For quantum computers to implement qubits, they need a way to represent the superposition in a physical way. It turns out that we already have particles in nature that exhibit quantum properties: photons, electrons, etc. It is a matter of constructing a machine or device that can rely on and measure these quantum properties of existing particles.
Quantum computers bring us full circle to the idea of a sophisticated simulation that mimics reality. Since quantum indeterminacy is a feature of our physical reality, if we are inside a simulation, then the simulation must have a mechanism to process both uncertainty, probability waves, and a way to force the collapse based on observation.
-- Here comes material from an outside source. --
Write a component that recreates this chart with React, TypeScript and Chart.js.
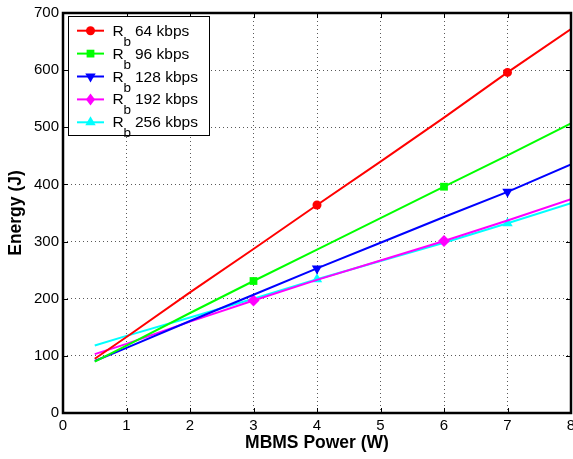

Quantum computing actually shows us that what we think of as fundamental particles are actually information—and the physical universe is thus a quantum computer! Even if the simulation required exactly the same number of particles that are in the physical world, the fact that quantum computers now exist gives us a clue that the physical universe is most likely a super-sophisticated quantum computer.
Quantum Error Correction and Quantum Entanglement
One of the mysteries of physics over the last century has been how to square Einstein’s theory of general relativity, which gives an explanation for gravity, and quantum mechanics, which tells us about the behavior of subatomic particles. No evidence had been found to unite the two—until recently. The overlap may come in the field of quantum computing.
One of the issues that early experimenters with quantum computers found was that qubits are notorious for “flipping” their value. This is a physical property of the substances used to represent the qubits.
One of the innovations in quantum computing that has made quantum computers possible has been error-correcting code. It turns out that the simplest way to do error correction on sets of qubits is to rely on another mysterious, unexplainable property of quantum physics—quantum entanglement.
Quantum entanglement—which we mentioned in Chapter 8—describes how two or more particles correspond to one another no matter where they are located in the physical world. Just as it’s possible to entangle particles, it is also possible to entangle qubits.
Knowing that several particles (or qubits) are entangled, it’s possible to come up with error-correction code such that if one qubit flips unexpectedly, this can be found out and reversed. Without going too far into the computer science or the physics, if evidence for error-correcting codes is found in models of the universe, it becomes ever more likely that the universe is some kind of simulation running on a computer.